3-17-02, 8:20 P.M.
BY GEOFF HOBSON
ORLANDO, Fla. _This week's NFL meetings are located next to warm and wonderful Walt Disney World, where the Super Bowl MVP always comes the day after hoisting the trophy.
But this is the week the owners start debating whether to take the Big Game itself out of the usually toasty environments and take it outdoors up north.
With their eyes on New York and Washington D.C., for the Super Bowls from 2007-2009, NFL commissioner Paul Tagliabue has tapped Bengals executive vice president Katie Blackburn for her first major committee assignment on the league's revamped Super Bowl Policy Committee. She joins new members Mike McCaskey, chairman of the board of the Bears, and Art Rooney II, vice president and chief counsel of the Steelers. They join Colts CEO Jim Irsay, Chiefs founder Lamar Hunt, and Bills owner Ralph Wilson on a committee that loses Giants co-CEO Robert Tisch and expands from four members to six.
"Paul wanted to extend the reach of the committee with members who don't have a vested interest in the discussion," said Jim Steeg, NFL senior vice president for special events. "The same four have been on the committee for eons and Katie represents the new blood. People who have a fresh look at things and ask questions. This is the beginning for her. She's going to get her feet wet."

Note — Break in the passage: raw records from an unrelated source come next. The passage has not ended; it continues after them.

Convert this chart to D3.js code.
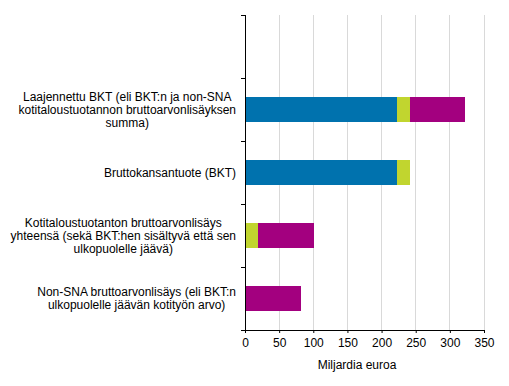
<!DOCTYPE html>
<html><head><meta charset="utf-8">
<script src="https://cdn.jsdelivr.net/npm/d3@7"></script>
<style>body{margin:0;background:#fff}svg{display:block;font-family:"Liberation Sans",Arial,sans-serif}</style>
</head><body><svg id="c" width="509" height="386"></svg>
<script>
const categories = [
  "",
  "Laajennettu BKT (eli BKT:n ja non-SNA|kotitaloustuotannon bruttoarvonlisäyksen|summa)",
  "Bruttokansantuote (BKT)",
  "Kotitaloustuotanton bruttoarvonlisäys|yhteensä (sekä BKT:hen sisältyvä että sen|ulkopuolelle jäävä)",
  "Non-SNA bruttoarvonlisäys (eli BKT:n|ulkopuolelle jäävän kotityön arvo)"
];
const seriesNames = ["BKT ilman kotitaloustuotantoa", "BKT:hen sisältyvä kotitaloustuotanto", "Non-SNA kotitaloustuotanto"];
const blueValues = [0, 222, 222, 0, 0];
const limeValues = [0, 19, 19, 19, 0];
const purpleValues = [0, 81, 0, 82, 82];
const xTicks = [0, 50, 100, 150, 200, 250, 300, 350];
const colors = ["#0072ae", "#c1d52f", "#a3007f"];

const svg = d3.select("#c");
const m = {left: 245, right: 484, top: 15, bottom: 330};
const x = d3.scaleLinear().domain([0, 350]).range([m.left, m.right]);
const y = d3.scaleBand().domain(d3.range(categories.length)).range([m.top, m.bottom]).paddingInner(0.59).paddingOuter(0.295);

// grid
svg.append("g").selectAll("line").data(xTicks.slice(1)).join("line")
  .attr("x1", d => x(d)).attr("x2", d => x(d))
  .attr("y1", m.top).attr("y2", m.bottom)
  .attr("stroke", "#d9d9d9").attr("stroke-width", 1).attr("shape-rendering", "crispEdges");

// stacked bars
const rows = categories.map((c, i) => ({i, v: [blueValues[i], limeValues[i], purpleValues[i]]}));
const stack = d3.stack().keys([0, 1, 2]).value((d, k) => d.v[k]);
const series = stack(rows);
svg.append("g").selectAll("g").data(series).join("g")
  .attr("fill", (d, k) => colors[k])
  .selectAll("rect").data(d => d).join("rect")
  .attr("x", d => x(d[0])).attr("width", d => x(d[1]) - x(d[0]))
  .attr("y", d => y(d.data.i)).attr("height", y.bandwidth())
  .attr("shape-rendering", "crispEdges");

// x axis
const xa = svg.append("g").attr("transform", `translate(0,${m.bottom})`)
  .call(d3.axisBottom(x).tickValues(xTicks).tickSize(3).tickSizeOuter(0));
xa.select(".domain").attr("stroke", "#000");
xa.selectAll("text").attr("font-size", 12).attr("fill", "#000").attr("font-family", "Liberation Sans, Arial, sans-serif").attr("dy", "0.95em");

// y axis line and ticks at band boundaries
const step = y.step();
const bounds = d3.range(categories.length + 1).map(k => m.top + k * (m.bottom - m.top) / categories.length);
svg.append("line").attr("x1", m.left + 0.5).attr("x2", m.left + 0.5).attr("y1", m.top).attr("y2", m.bottom + 0.5).attr("stroke", "#000");
svg.append("g").selectAll("line").data(bounds).join("line")
  .attr("x1", m.left - 4).attr("x2", m.left).attr("y1", d => Math.round(d) + 0.5).attr("y2", d => Math.round(d) + 0.5).attr("stroke", "#000");

// category labels
const lh = 13;
categories.forEach((c, i) => {
  if (!c) return;
  const lines = c.split("|");
  const cy = y(i) + y.bandwidth() / 2;
  const t = svg.append("text").attr("font-size", 12).attr("fill", "#000").attr("text-anchor", "middle");
  const tsp = lines.map((l, k) => t.append("tspan").text(l)
      .attr("y", cy + (k - (lines.length - 1) / 2) * lh).attr("dy", "0.35em"));
  const maxW = d3.max(tsp, s => s.node().getComputedTextLength());
  tsp.forEach(s => s.attr("x", 236 - maxW / 2));
});

// axis title
svg.append("text").attr("x", 357).attr("y", 369).attr("text-anchor", "middle").attr("font-size", 12).text("Miljardia euroa");
</script></body></html>
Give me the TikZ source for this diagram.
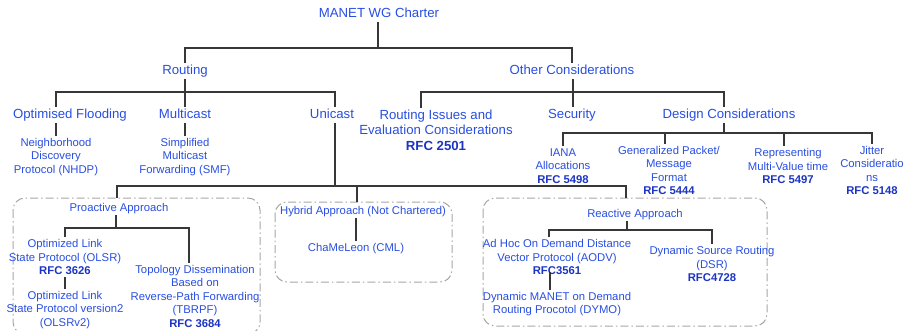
\documentclass[tikz,border=0pt]{standalone}
\usepackage{fontspec}
\setmainfont{Liberation Sans}
\usepackage{tikz}

\definecolor{wgblue}{RGB}{40,78,225}
\definecolor{rfcblue}{RGB}{28,52,195}
\definecolor{treeline}{RGB}{55,55,55}
\newcommand{\toplev}{\fontsize{13.2}{15.4}\selectfont}
\newcommand{\sublev}{\fontsize{11.3}{13.5}\selectfont}
\newcommand{\rfc}[1]{{\bfseries\color{rfcblue}#1}}

\tikzset{
	head/.style={text=wgblue, font=\toplev, inner sep=2pt, text height=9.5pt, text depth=2.5pt},
	headm/.style={text=wgblue, font=\toplev, inner sep=2pt, align=center},
	leaf/.style={text=wgblue, font=\sublev, inner sep=2pt, align=center},
	leafs/.style={text=wgblue, font=\sublev, inner sep=2pt, text height=8pt, text depth=2pt},
	grpbox/.style={draw=gray!70, line width=1pt, dash pattern=on 8pt off 3pt on 1.5pt off 3pt, rounded corners=12pt},
	branch/.style={draw=treeline, line width=1.8pt}
}

\begin{document}
\begin{tikzpicture}[x=1pt, y=-1pt]
	\useasboundingbox (0,0) rectangle (907,330);
%		\draw[help lines] (0,0) grid (907,330);

	% groups
	\draw[grpbox] (13,198) rectangle (260,334);
	\draw[grpbox] (275,202) rectangle (452,282);
	\draw[grpbox] (483,198) rectangle (767,326);
	\coordinate (probox) at (117,198);
	\coordinate (hybbox) at (357,202);
	\coordinate (reabox) at (626,198);

	% first levels
	\node[head] (charter) at (379,14) {MANET WG Charter};
	\node[head] (routing) at (185,71) {Routing};
	\node[head] (other) at (572,71) {Other Considerations};

	\node[head] (flood) at (70,115) {Optimised Flooding};
	\node[head] (multi) at (185,115) {Multicast};
	\node[head] (uni) at (332,115) {Unicast};
	\node[headm] (issues) at (436,130) {Routing Issues and\\Evaluation Considerations\\\rfc{RFC 2501}};
	\node[head] (security) at (572,115) {Security};
	\node[head] (design) at (729,115) {Design Considerations};

	\node[leaf] (nhdp) at (56,157) {Neighborhood\\Discovery\\Protocol (NHDP)};
	\node[leaf] (smf) at (185,157) {Simplified\\Multicast\\Forwarding (SMF)};
	\node[leaf] (iana) at (563,166) {IANA\\Allocations\\\rfc{RFC 5498}};
	\node[leaf] (packet) at (669,170.5) {Generalized Packet/\\Message\\Format\\\rfc{RFC 5444}};
	\node[leaf] (multival) at (788,166) {Representing\\Multi-Value time\\\rfc{RFC 5497}};
	\node[leaf] (jitter) at (872,170.5) {Jitter\\Consideratio\\ns\\\rfc{RFC 5148}};

	% unicast approaches
	\node[leafs] (pro) at (119,208) {Proactive Approach};
	\node[leaf] (olsr) at (65,257) {Optimized Link\\State Protocol (OLSR)\\\rfc{RFC 3626}};
	\node[leaf] (olsrtwo) at (65,310) {Optimized Link\\State Protocol version2\\(OLSRv2)};
	\node[leaf] (tbrpf) at (195,296) {Topology Dissemination\\Based on\\Reverse-Path Forwarding\\(TBRPF)\\\rfc{RFC 3684}};

	\node[leafs] (hybrid) at (363,211) {Hybrid Approach (Not Chartered)};
	\node[leafs] (cml) at (356,248) {ChaMeLeon (CML)};

	\node[leafs] (react) at (635,214) {Reactive Approach};
	\node[leaf] (aodv) at (557,257) {Ad Hoc On Demand Distance\\Vector Protocol (AODV)\\\rfc{RFC3561}};
	\node[leaf] (dymo) at (557,304) {Dynamic MANET on Demand\\Routing Procotol (DYMO)};
	\node[leaf] (dsr) at (712,264) {Dynamic Source Routing\\(DSR)\\\rfc{RFC4728}};

	% bars
	\coordinate (bcharter) at (378,48);
	\coordinate (brouting) at (185,92);
	\coordinate (bother) at (573,92);
	\coordinate (bdesign) at (724,133);
	\coordinate (buni) at (335,186);
	\coordinate (bpro) at (116,228);
	\coordinate (breact) at (627,230);

	\draw[branch] (charter.south -| bcharter) -- (bcharter);
	\draw[branch] (routing.north) |- (bcharter) -| (other.north);

	\draw[branch] (routing.south) -- (multi.north);
	\draw[branch] (nhdp |- flood.north) |- (brouting) -| (buni |- uni.north);
	\draw[branch] (nhdp |- flood.south) -- (nhdp.north);
	\draw[branch] (multi.south) -- (smf.north);

	\draw[branch] (other.south -| bother) -- (security.north -| bother);
	\draw[branch] ([xshift=-15pt]issues.north) |- (bother) -| ([xshift=-5pt]design.north);
	\draw[branch] (design.south -| bdesign) -- (bdesign);
	\draw[branch] (iana.north) |- (bdesign) -| (jitter.north);
	\draw[branch] (packet.north -| 665,0) -- (665,133);
	\draw[branch] (multival.north -| 784,0) -- (784,133);

	\draw[branch] (uni.south -| buni) -- (buni);
	\draw[branch] (probox) |- (buni) -| (reabox);
	\draw[branch] (hybbox) -- (hybbox |- buni);

	\draw[branch] (pro.south -| bpro) -- (bpro);
	\draw[branch] (olsr.north) |- (bpro) -| ([xshift=-6pt]tbrpf.north);
	\draw[branch] (olsr.south) -- (olsrtwo.north);

	\draw[branch] (cml |- hybrid.south) -- (cml.north);

	\draw[branch] (react.south -| breact) -- (breact);
	\draw[branch] ([xshift=-8pt]aodv.north) |- (breact) -| (dsr.north);
	\draw[branch] ([xshift=-7pt,yshift=5pt]aodv.south) -- ([xshift=-7pt]dymo.north);
\end{tikzpicture}
\end{document}
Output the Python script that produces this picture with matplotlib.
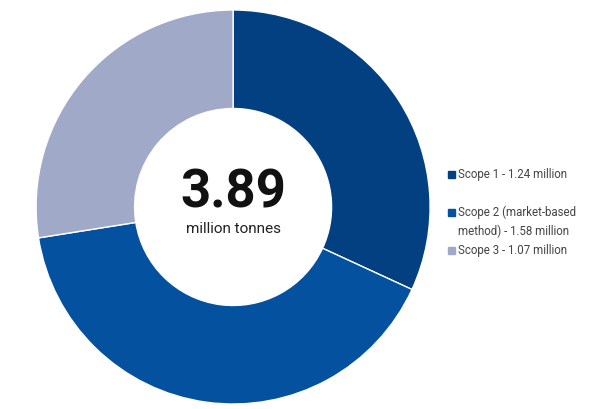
import matplotlib.pyplot as plt

labels = ["Scope 1 - 1.24 million", "Scope 2 (market-based\nmethod) - 1.58 million", "Scope 3 - 1.07 million"]
values = [1.24, 1.58, 1.07]
colors = ["#034081", "#03519f", "#a0aac8"]
total_text = "3.89"
unit_text = "million tonnes"

plt.rcParams['font.family'] = ['Roboto', 'DejaVu Sans']

fig = plt.figure(figsize=(6.15, 4.1), dpi=100)
ax = fig.add_axes([0.0585, 0.0122, 0.641, 0.961])
ax.pie(values, colors=colors, startangle=90, counterclock=False,
       wedgeprops=dict(width=0.5, edgecolor="white", linewidth=1))
ax.set_xlim(-1, 1)
ax.set_ylim(-1, 1)
ax.set_aspect("equal")

ax.text(0, 0.005, total_text, ha="center", va="baseline", fontsize=38, fontweight="bold", color="#111111")
ax.text(0, -0.127, unit_text, ha="center", va="baseline", fontsize=11, color="#222222")

# legend drawn by hand
legend_y = [175, 213, 251]
for lab, col, y in zip(labels, colors, legend_y):
    fy = 1 - y / 410
    fig.patches.append(plt.Rectangle((448 / 615, fy - 3.5 / 410), 7 / 615, 7 / 410,
                                     transform=fig.transFigure, color=col))
    fig.text(458 / 615, fy + 7 / 410, lab, ha="left", va="top",
             fontsize=8.3, color="#444444", linespacing=1.45)

fig.savefig("out.png", dpi=100)
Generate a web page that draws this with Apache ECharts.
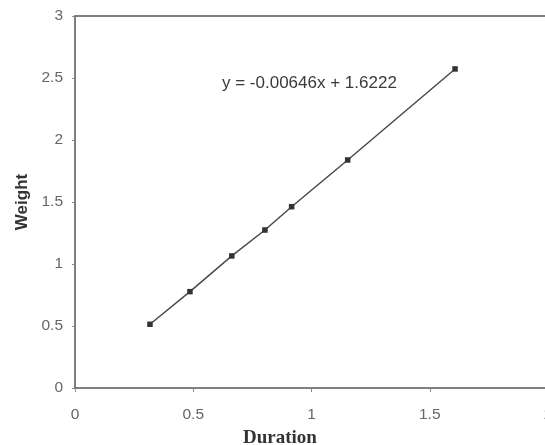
<!DOCTYPE html>
<html>
<head>
<meta charset="utf-8">
<script src="https://cdn.jsdelivr.net/npm/echarts@6/dist/echarts.min.js"></script>
<style>
  html, body { margin: 0; padding: 0; background: #fff; overflow: hidden; }
  /* the plot frame runs slightly past the right edge of the page */
  #chart { width: 565px; height: 445px; }
</style>
</head>
<body>
<div id="chart"></div>
<script>
// Weight measured against duration
const duration = [0.317, 0.486, 0.663, 0.803, 0.916, 1.153, 1.607];
const weight   = [0.514, 0.777, 1.065, 1.274, 1.462, 1.839, 2.573];
const xTicks = { min: 0, max: 2, step: 0.5 };
const yTicks = { min: 0, max: 3, step: 0.5 };
const equationText = 'y = -0.00646x + 1.6222';
const xTitle = 'Duration';
const yTitle = 'Weight';

const points = duration.map((d, i) => [d, weight[i]]);

const chart = echarts.init(document.getElementById('chart'), null, { renderer: 'canvas' });

const labelStyle = { color: '#666', fontFamily: 'Liberation Sans, Arial, sans-serif', fontSize: 15.5 };

chart.setOption({
  animation: false,
  backgroundColor: '#fff',
  grid: { left: 75, top: 16, width: 473, height: 372 },
  xAxis: [{
    type: 'value',
    min: xTicks.min, max: xTicks.max, interval: xTicks.step,
    axisLine: { show: true, onZero: false, lineStyle: { color: '#555', width: 1.5 } },
    axisTick: { show: true, length: 4, lineStyle: { color: '#888' } },
    axisLabel: Object.assign({ margin: 19, showMaxLabel: true }, labelStyle),
    splitLine: { show: false }
  }, {
    type: 'value', position: 'top',
    min: xTicks.min, max: xTicks.max,
    axisLine: { show: true, onZero: false, lineStyle: { color: '#555', width: 1.5 } },
    axisTick: { show: false }, axisLabel: { show: false }, splitLine: { show: false }
  }],
  yAxis: [{
    type: 'value',
    min: yTicks.min, max: yTicks.max, interval: yTicks.step,
    name: yTitle,
    nameLocation: 'middle',
    nameGap: 44,
    nameTextStyle: { color: '#333', fontFamily: 'Liberation Sans, Arial, sans-serif', fontSize: 17, fontWeight: 'bold' },
    axisLine: { show: true, onZero: false, lineStyle: { color: '#555', width: 1.5 } },
    axisTick: { show: true, length: 3, lineStyle: { color: '#888' } },
    axisLabel: Object.assign({ margin: 12 }, labelStyle),
    splitLine: { show: false }
  }, {
    type: 'value', position: 'right',
    min: yTicks.min, max: yTicks.max,
    axisLine: { show: true, onZero: false, lineStyle: { color: '#555', width: 1.5 } },
    axisTick: { show: false }, axisLabel: { show: false }, splitLine: { show: false }
  }],
  graphic: [{
    type: 'text', left: 222, top: 75,
    style: { text: equationText, fill: '#3a3a3a', font: '17px "Liberation Sans", Arial, sans-serif' }
  }, {
    type: 'text', left: 243, top: 429,
    style: { text: xTitle, fill: '#333', font: 'bold 19px "Liberation Serif", "Times New Roman", serif' }
  }],
  series: [{
    type: 'line',
    data: points,
    symbol: 'rect',
    symbolSize: 5.5,
    showAllSymbol: true,
    lineStyle: { color: '#4a4a4a', width: 1.5 },
    itemStyle: { color: '#333' }
  }]
});
</script>
</body>
</html>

Blackburn doesn't want to talk about her assignment until the new-look committee's meeting on Tuesday afternoon, which starts what should be a three to six month process on the topic of cold-weather Super Bowls.
"We have to look at not only where we're going, but where we've been," said Steeg, noting the league
has ventured into such mid-major markets as Atlanta and Tampa Bay. "We're not in Los Angeles any more, so we've taken ourselves out of the top three or four markets (for Super Bowls). There's a couple of reasons to look at cities like New York and Washington even though it's in the north.
"They are media capitals and you have to ask, 'Does the game warrant a major market with the assets they bring?'" Steeg said. "Does it give the game focus internationally and domestically? In the long-term, it could help the long term with diversity ethnically and culturally. For instance, what kind of impact might that have on the Latino community's interest in the NFL if the Super Bowl is in New York?"
The NFL could also boost both cities in their bids for the 2012 Olympics. Steeg believes the impact of awarding Atlanta a Super Bowl a few months before the 1996 Olympic bids came out helped the city immensely.
DREW DROP NAMES:** Here's this week's assignment for one Patriots beat reporter at the meetings:
Sunday: Write a story on the prospects of trading New England quarterback Drew Bledsoe. Monday: A Bledsoe story. Tuesday, the day the AFC head coaches meet the media: Get Pats coach Bill Belichick to talk about Bledsoe. Wednesday: Sum up the Bledsoe stories of the week.
"It's all Bledsoe all the time," sighed the embattled scribe.
A quick survey of the hotel lobby of teams that are supposed to be interested in Bledsoe was lukewarm at best. And where do the Bengals stand with Bledsoe? They're not talking,
but they probably stand like everyone else in the NFL. They're not going to give up two first-round draft picks for him, which is reportedly what the Pats want. They're probably not going to give up one first-rounder, either.
But the only club official that talked openly about being interested in Bledsoe Sunday was Broncos coach Mike Shanahan, when he told ESPN.com his team is interested in any player if he fits the salary cap and the price is right.
Asked by the Boston scribe if the Bengals were interested, Bengals President Mike Brown said he never talks about another team's players. Then asked if he's talked to the Patriots about Bledsoe, Brown told him he never talks about talking to other teams.
With cornerback Artrell Hawkins agreeing to terms, it signals the Bengals are most likely out of the quarterback hunt as they cut into their free-agent pad. Yet, no other teams seem to be flocking to Bledsoe at the moment.
"I think the process is going to drag out. I don't see it moving quickly," said one NFC general manager.
As for Patriots owner Bob Kraft, when the name Bledsoe was mentioned, he waved it off and walked on.